My name is Caitlin Moran, and I write books with lots of sex in them. My teenage daughters hate it, because of course you don’t want your mum writing books with lots of sex in them. This is an interesting paradox, because I primarily write the sex in my books for teenage girls.

This is because, when I was a teenage girl, sexy books were my main source of sex information, and although there were some great ones – thank you, the blessed text that is Jilly Cooper’s Riders: courtesy of page 32, I’m always gonna find nettles sexy – most of the sex I read about was humourless, unrealistic and frankly alarming to a fat teenage virgin girl, trying to find out about this incredibly important thing that she intended to do as soon as she found a) a nice blouse and b) someone to do it with.

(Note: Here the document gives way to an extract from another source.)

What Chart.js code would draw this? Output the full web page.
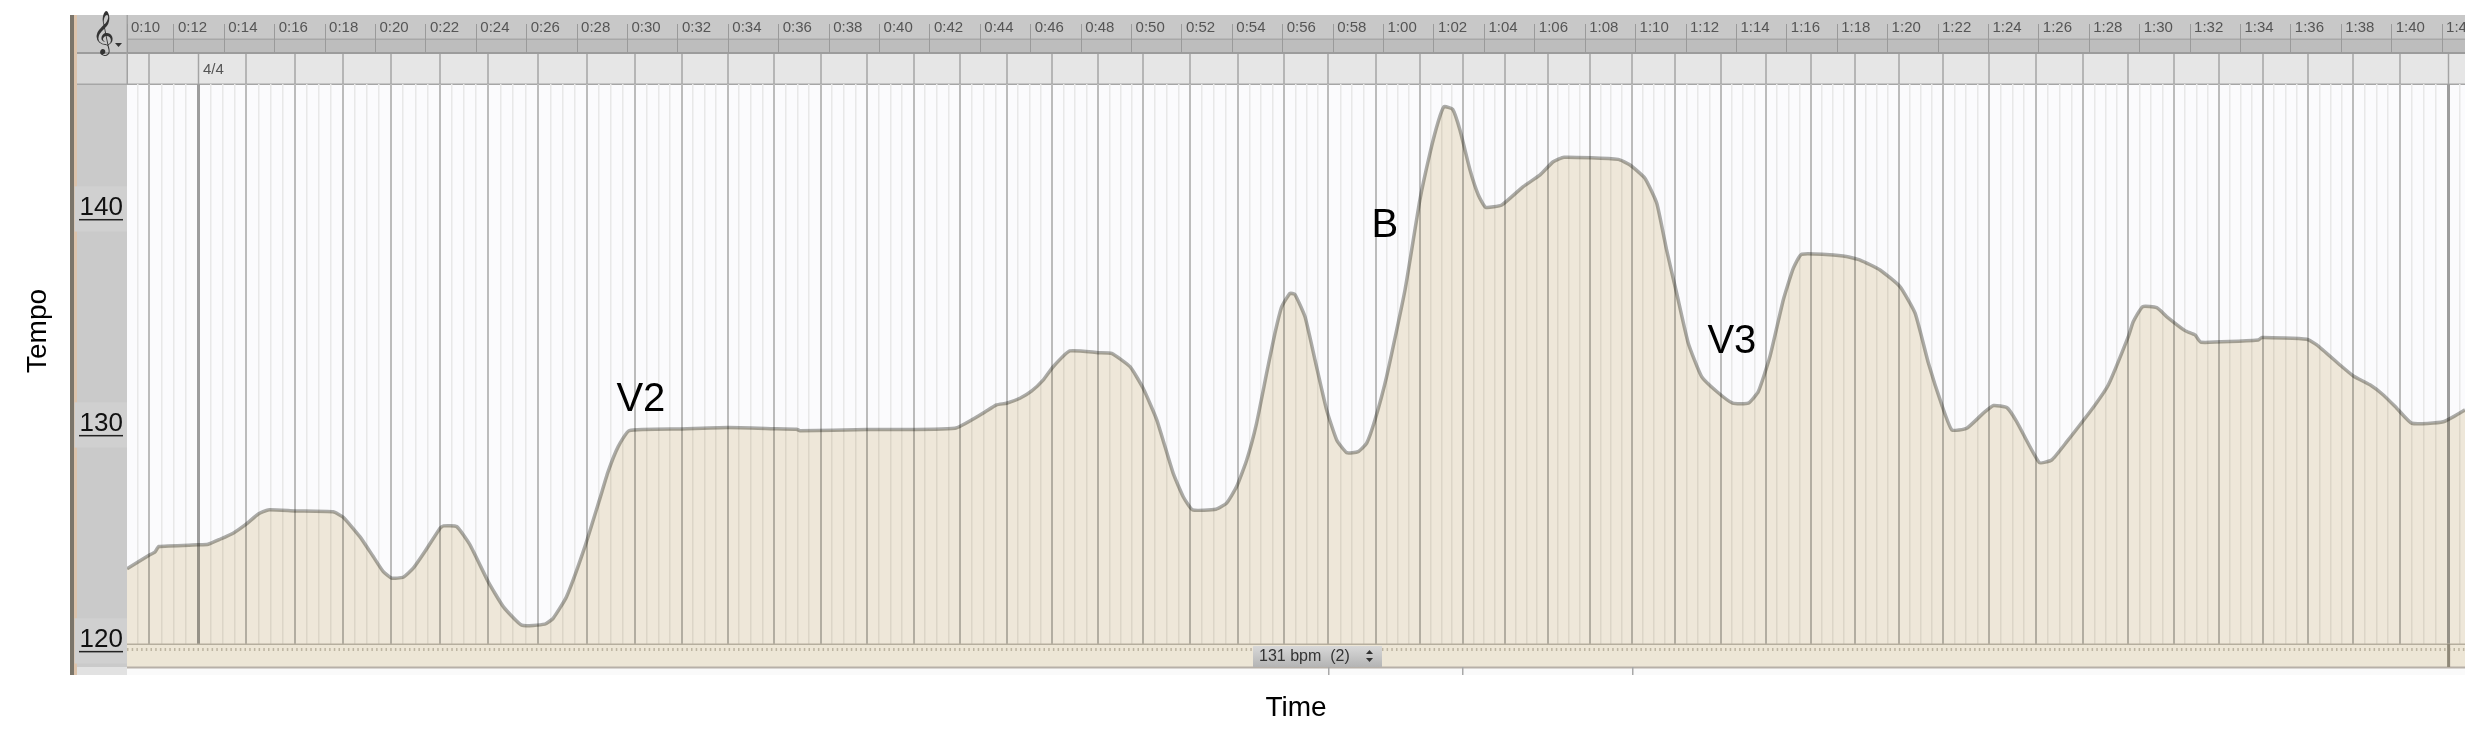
<!DOCTYPE html>
<html>
<head>
<meta charset="utf-8">
<title>Tempo over time</title>
<script src="https://cdn.jsdelivr.net/npm/chart.js@4"></script>
<style>
  html, body { margin: 0; padding: 0; background: #fff; }
  canvas { display: block; }
</style>
</head>
<body>
<canvas id="tempo-chart" width="2478" height="730"></canvas>
<script>
// Tempo curve (seconds, bpm)
const tempoTimes = [
  10.14, 10.98, 11.25, 11.40, 12.96, 13.36, 13.83, 14.35, 14.88, 15.35, 15.74, 16.80, 18.32, 18.72, 19.38, 19.91,
  20.31, 20.64, 21.10, 21.50, 21.96, 22.56, 22.69, 23.22, 23.75, 24.47, 25.07, 25.80, 26.72, 27.05, 27.58, 28.31,
  28.90, 29.23, 29.63, 30.07, 32.15, 33.99, 35.78, 36.71, 36.84, 39.49, 42.99, 44.11, 44.64, 45.04, 45.57, 46.04,
  46.50, 46.89, 47.55, 48.68, 49.21, 49.94, 50.46, 51.00, 51.65, 52.05, 52.42, 53.35, 53.77, 54.17, 54.57, 54.96,
  55.36, 55.69, 55.96, 56.29, 56.48, 56.88, 57.28, 57.74, 58.14, 58.54, 58.99, 59.33, 59.66, 60.12, 60.85, 61.44,
  61.84, 62.17, 62.40, 62.74, 63.03, 63.43, 63.76, 64.05, 64.69, 65.54, 66.21, 66.73, 67.16, 69.31, 69.78, 70.37,
  70.84, 71.23, 71.63, 72.09, 72.62, 73.22, 73.85, 74.47, 74.87, 75.33, 75.86, 76.26, 76.59, 78.24, 78.91, 79.70,
  80.49, 81.09, 81.62, 82.15, 82.55, 83.14, 83.80, 84.20, 84.74, 85.12, 86.02, 86.51, 87.11, 88.23, 88.76, 89.55,
  89.75, 90.12, 90.68, 91.07, 91.80, 92.20, 92.43, 94.71, 94.85, 96.63, 97.03, 97.95, 98.48, 99.14, 99.67, 100.20,
  100.80, 102.05, 102.91
];
const tempoValues = [
  123.29, 123.90, 124.07, 124.32, 124.40, 124.43, 124.66, 124.94, 125.37, 125.83, 126.02, 125.97, 125.93, 125.68, 124.78, 123.86,
  123.16, 122.86, 122.90, 123.32, 124.09, 125.17, 125.28, 125.25, 124.40, 122.70, 121.54, 120.68, 120.73, 121.00, 122.00, 124.32,
  126.53, 127.79, 128.95, 129.69, 129.77, 129.83, 129.78, 129.75, 129.69, 129.74, 129.80, 130.50, 130.88, 130.96, 131.19, 131.53,
  132.04, 132.65, 133.38, 133.30, 133.27, 132.65, 131.65, 130.19, 127.72, 126.63, 126.02, 126.05, 126.33, 127.10, 128.33, 130.03,
  132.35, 134.20, 135.43, 136.05, 136.00, 134.97, 132.96, 130.65, 129.26, 128.67, 128.72, 129.11, 130.19, 132.19, 136.20, 140.37,
  142.53, 144.00, 144.69, 144.57, 143.61, 141.76, 140.60, 140.03, 140.14, 140.99, 141.53, 142.14, 142.35, 142.25, 141.99, 141.38,
  140.22, 138.06, 136.05, 133.74, 132.19, 131.50, 130.96, 130.96, 131.50, 133.12, 135.74, 137.21, 137.86, 137.78, 137.59, 137.13,
  136.36, 135.13, 132.81, 130.88, 129.72, 129.80, 130.50, 130.85, 130.75, 130.11, 128.21, 128.33, 129.18, 130.88, 131.81, 134.04,
  134.74, 135.43, 135.38, 134.97, 134.32, 134.12, 133.78, 133.89, 134.00, 133.92, 133.66, 132.73, 132.22, 131.81, 131.34, 130.73,
  130.03, 130.10, 130.65
];

// Barlines of the score, in seconds
const measureTimes = [
  9.10, 11.03, 12.97, 14.88, 16.81, 18.71, 20.61, 22.56, 24.45, 26.46, 28.40, 30.29, 32.15, 33.97, 35.81, 37.66,
  39.51, 41.35, 43.20, 45.06, 46.83, 48.67, 50.46, 52.32, 54.21, 56.06, 57.81, 59.70, 61.44, 63.14, 64.83, 66.51,
  68.19, 69.85, 71.58, 73.38, 75.16, 76.96, 78.69, 80.45, 82.19, 84.03, 85.88, 87.77, 89.55, 91.35, 93.15, 94.88,
  96.68, 98.48, 100.32, 102.24, 104.07
];
const tempoSignMeasures = [12.97, 102.24];

const timeTickSeconds = [
  10.14, 12, 14, 16, 18, 20, 22, 24, 26, 28, 30, 32, 34, 36, 38, 40, 42, 44, 46, 48, 50, 52, 54, 56,
  58, 60, 62, 64, 66, 68, 70, 72, 74, 76, 78, 80, 82, 84, 86, 88, 90, 92, 94, 96, 98, 100, 102
];
const timeTickLabels = [
  '0:10', '0:12', '0:14', '0:16', '0:18', '0:20', '0:22', '0:24', '0:26', '0:28', '0:30', '0:32', '0:34', '0:36', '0:38', '0:40',
  '0:42', '0:44', '0:46', '0:48', '0:50', '0:52', '0:54', '0:56', '0:58', '1:00', '1:02', '1:04', '1:06', '1:08', '1:10', '1:12',
  '1:14', '1:16', '1:18', '1:20', '1:22', '1:24', '1:26', '1:28', '1:30', '1:32', '1:34', '1:36', '1:38', '1:40', '1:42'
];
const tempoTicks = [120, 130, 140];

// Section names written over the curve
const sectionNames = ['V2', 'B', 'V3'];
const sectionTimes = [30.53, 60.05, 73.82];
const sectionTempos = [131.1, 139.15, 133.8];

const X_MIN = 10.14;
const X_MAX = 102.91;
const FONT = '"Liberation Sans", Arial, sans-serif';

// Four beats per measure, the first one is the barline
const beatTicks = [];
for (let i = 0; i < measureTimes.length - 1; i++) {
  const step = (measureTimes[i + 1] - measureTimes[i]) / 4;
  for (let b = 0; b < 4; b++) {
    const value = measureTimes[i] + step * b;
    if (value > X_MIN && value < X_MAX) {
      beatTicks.push({ value: value, major: b === 0, sign: b === 0 && tempoSignMeasures.includes(measureTimes[i]) });
    }
  }
}

function rect(ctx, x, y, w, h, color) {
  ctx.fillStyle = color;
  ctx.fillRect(x, y, w, h);
}

// The editor window round the plot
const windowChrome = {
  id: 'windowChrome',
  beforeDraw(chart) {
    const ctx = chart.ctx;
    const a = chart.chartArea;
    ctx.save();
    rect(ctx, 0, 0, 2478, 730, '#ffffff');
    rect(ctx, a.left, a.top, a.right - a.left, a.bottom - a.top, '#fbfbfd');
    // gutter
    rect(ctx, 70, 15, 4, 660, '#7b756a');
    rect(ctx, 74, 15, 3, 660, '#dcc3ab');
    rect(ctx, 77, 84, 50, 583, '#cacaca');
    rect(ctx, 77, 667, 50, 8, '#e2e2e2');
    // ruler and measure row
    rect(ctx, 77, 15, a.right - 77, 24, '#c8c8c8');
    rect(ctx, 77, 39, 50, 14, '#c8c8c8');
    rect(ctx, 127, 39, a.right - 127, 14, '#bdbdbd');
    rect(ctx, 127, 38.5, a.right - 127, 1.5, '#a8a8a8');
    rect(ctx, 77, 52, a.right - 77, 2, '#9c9c9c');
    rect(ctx, 77, 54, 50, 30, '#d6d6d6');
    rect(ctx, 127, 54, a.right - 127, 30, '#e6e6e6');
    rect(ctx, 77, 83.5, a.right - 77, 1.5, '#a6a6a6');
    rect(ctx, 126.5, 15, 1.5, 69, '#a2a2a2');
    // strip under the curve
    rect(ctx, 127, a.bottom, a.right - 127, 23, '#ede6d6');
    rect(ctx, 127, 667, a.right - 127, 8, '#fafafa');
    ctx.restore();
  },
  // beat lines get darker under the fill, so multiply the area over them
  beforeDatasetsDraw(chart) {
    chart.ctx.globalCompositeOperation = 'multiply';
  },
  afterDatasetsDraw(chart) {
    chart.ctx.globalCompositeOperation = 'source-over';
  },
  afterDraw(chart) {
    const ctx = chart.ctx;
    const a = chart.chartArea;
    const x = chart.scales.x;
    ctx.save();
    rect(ctx, a.right, 0, 2478 - a.right, 730, '#ffffff');
    rect(ctx, 127, a.bottom - 0.5, a.right - 127, 1.5, '#b5ae9e');
    rect(ctx, 127, 666.5, a.right - 127, 2, '#b7b0a8');
    // little dots along the strip
    ctx.strokeStyle = '#bdb5a2';
    ctx.lineWidth = 3;
    ctx.setLineDash([1.5, 3.2]);
    ctx.beginPath();
    ctx.moveTo(127, 649.5);
    ctx.lineTo(a.right, 649.5);
    ctx.stroke();
    ctx.setLineDash([]);
    // end marker runs down to the strip edge
    rect(ctx, x.getPixelForValue(102.24) - 1, a.bottom, 3, 23, '#8f8878');
    // stubs below the strip
    [1328, 1462, 1632].forEach(function (px) { rect(ctx, px, 667, 1.5, 8, '#a8a8a8'); });

    // clef and time signature
    ctx.fillStyle = '#333';
    ctx.font = '38px "DejaVu Sans"';
    ctx.textAlign = 'center';
    ctx.textBaseline = 'middle';
    ctx.fillText('\u{1D11E}', 103, 35);
    ctx.beginPath();
    ctx.moveTo(115, 43);
    ctx.lineTo(122, 43);
    ctx.lineTo(118.5, 47);
    ctx.fill();
    ctx.fillStyle = '#555';
    ctx.font = '15px ' + FONT;
    ctx.textAlign = 'left';
    ctx.fillText('4/4', 203, 70);

    // bpm box
    const grad = ctx.createLinearGradient(0, 646, 0, 667);
    grad.addColorStop(0, '#d8d8d8');
    grad.addColorStop(1, '#b4b4b4');
    ctx.fillStyle = grad;
    ctx.fillRect(1253, 646, 129, 21);
    ctx.fillStyle = '#333';
    ctx.font = '16px ' + FONT;
    ctx.fillText('131 bpm  (2)', 1259, 657);
    ctx.beginPath();
    ctx.moveTo(1366, 654); ctx.lineTo(1373, 654); ctx.lineTo(1369.5, 650);
    ctx.moveTo(1366, 658); ctx.lineTo(1373, 658); ctx.lineTo(1369.5, 662);
    ctx.fill();

    // underlined tempo labels
    const y = chart.scales.y;
    tempoTicks.forEach(function (v) {
      rect(ctx, 79, y.getPixelForValue(v) + 11, 44, 1.5, '#222');
    });

    // section names
    ctx.fillStyle = '#000';
    ctx.font = '40px ' + FONT;
    ctx.textAlign = 'center';
    sectionNames.forEach(function (name, i) {
      ctx.fillText(name, x.getPixelForValue(sectionTimes[i]), y.getPixelForValue(sectionTempos[i]));
    });

    // y title sits above the middle of the axis in the reference
    ctx.translate(38, 331);
    ctx.rotate(-Math.PI / 2);
    ctx.font = '28px ' + FONT;
    ctx.fillText('Tempo', 0, 0);
    ctx.restore();
  }
};

function initChart() {
  const ctx = document.getElementById('tempo-chart').getContext('2d');
  new Chart(ctx, {
    type: 'line',
    data: {
      datasets: [{
        label: 'Tempo',
        data: tempoTimes.map(function (t, i) { return { x: t, y: tempoValues[i] }; }),
        xAxisID: 'x',
        yAxisID: 'y',
        borderColor: '#aeaeaa',
        borderWidth: 3.5,
        backgroundColor: '#f2ebdb',
        fill: 'start',
        pointRadius: 0,
        tension: 0.15,
        borderJoinStyle: 'round'
      }]
    },
    plugins: [windowChrome],
    options: {
      responsive: false,
      animation: false,
      layout: { padding: { top: 15, right: 13, left: 0, bottom: 0 } },
      plugins: { legend: { display: false }, tooltip: { enabled: false } },
      scales: {
        // time ruler
        x: {
          type: 'linear',
          position: 'top',
          weight: 1,
          min: X_MIN,
          max: X_MAX,
          border: { display: false },
          grid: { drawOnChartArea: false, drawTicks: true, tickLength: 29, color: '#9a9a9a', lineWidth: 1 },
          ticks: {
            autoSkip: false,
            maxRotation: 0,
            minRotation: 0,
            align: 'start',
            labelOffset: 4,
            padding: -13,
            color: '#555',
            font: { family: FONT, size: 15 },
            callback: function (value, index) { return timeTickLabels[index]; }
          },
          afterBuildTicks: function (scale) {
            scale.ticks = timeTickSeconds.map(function (v) { return { value: v }; });
          },
          afterFit: function (scale) {
            scale.height = 38;
            scale.paddingLeft = 0;
            scale.paddingRight = 0;
          }
        },
        // measure row and beat lines
        xBeats: {
          type: 'linear',
          position: 'top',
          weight: 0,
          min: X_MIN,
          max: X_MAX,
          border: { display: false },
          ticks: { display: false, autoSkip: false },
          grid: {
            drawTicks: true,
            tickLength: 30,
            color: function (c) {
              if (!c.tick) return 'transparent';
              if (c.tick.sign) return '#9d9d9d';
              return c.tick.major ? '#bcbcbc' : '#e8e8e8';
            },
            lineWidth: function (c) {
              if (!c.tick) return 0;
              if (c.tick.sign) return 3;
              return c.tick.major ? 2 : 1.5;
            },
            tickColor: function (c) {
              if (!c.tick) return 'transparent';
              return c.tick.major ? '#a4a4a4' : 'transparent';
            },
            tickWidth: 1.5
          },
          afterBuildTicks: function (scale) {
            scale.ticks = beatTicks.slice();
          },
          afterFit: function (scale) {
            scale.height = 31;
            scale.paddingLeft = 0;
            scale.paddingRight = 0;
          }
        },
        // carries only the axis title
        xTitle: {
          type: 'linear',
          position: 'bottom',
          min: X_MIN,
          max: X_MAX,
          border: { display: false },
          grid: { display: false },
          ticks: { display: false },
          title: {
            display: true,
            text: 'Time',
            color: '#000',
            font: { family: FONT, size: 28 },
            padding: { top: 0, bottom: 5 }
          },
          afterFit: function (scale) {
            scale.height = 86;
            scale.paddingLeft = 0;
            scale.paddingRight = 0;
          }
        },
        y: {
          type: 'linear',
          position: 'left',
          min: 119.81,
          max: 145.74,
          border: { display: false },
          grid: { display: false, drawTicks: false },
          ticks: {
            padding: 4,
            color: '#111',
            font: { family: FONT, size: 26 },
            showLabelBackdrop: true,
            backdropColor: '#d0d0d0',
            backdropPadding: { top: 6, bottom: 8, left: 5, right: 5 }
          },
          afterBuildTicks: function (scale) {
            scale.ticks = tempoTicks.map(function (v) { return { value: v }; });
          },
          afterFit: function (scale) {
            scale.width = 127;
            scale.paddingTop = 0;
            scale.paddingBottom = 0;
          }
        }
      }
    }
  });
}

window.onload = initChart;
</script>
</body>
</html>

Henry Miller, Ian Fleming, John Updike, Martin Amis, Philip Roth – they all wrote about having sex with powerful, mysterious women with perfect breasts and “nipples like hazelnuts”, in scenes where these demanding, often slightly mad chicks would have to be shagged into submission.

The sex would happen in weird places like “on a boat”, or in Monaco; the women would always be wearing amazing white silk dresses that fell to the floor “like a puddle of cream”, and the narrator would often later discover that the woman had actually had sex because she was trying to get revenge on her husband or kill James Bond, or had rampant daddy issues. No amusing, nice, fat woman ever had sex, in leggings, in Cannock, because she was horny. That never happened. Presumably, that kind of sex didn’t exist.

The result of reading all this was to make me very sexually confused – for starters, I thought I would never be able to have sex until I got a passport, lost four stone and went mad.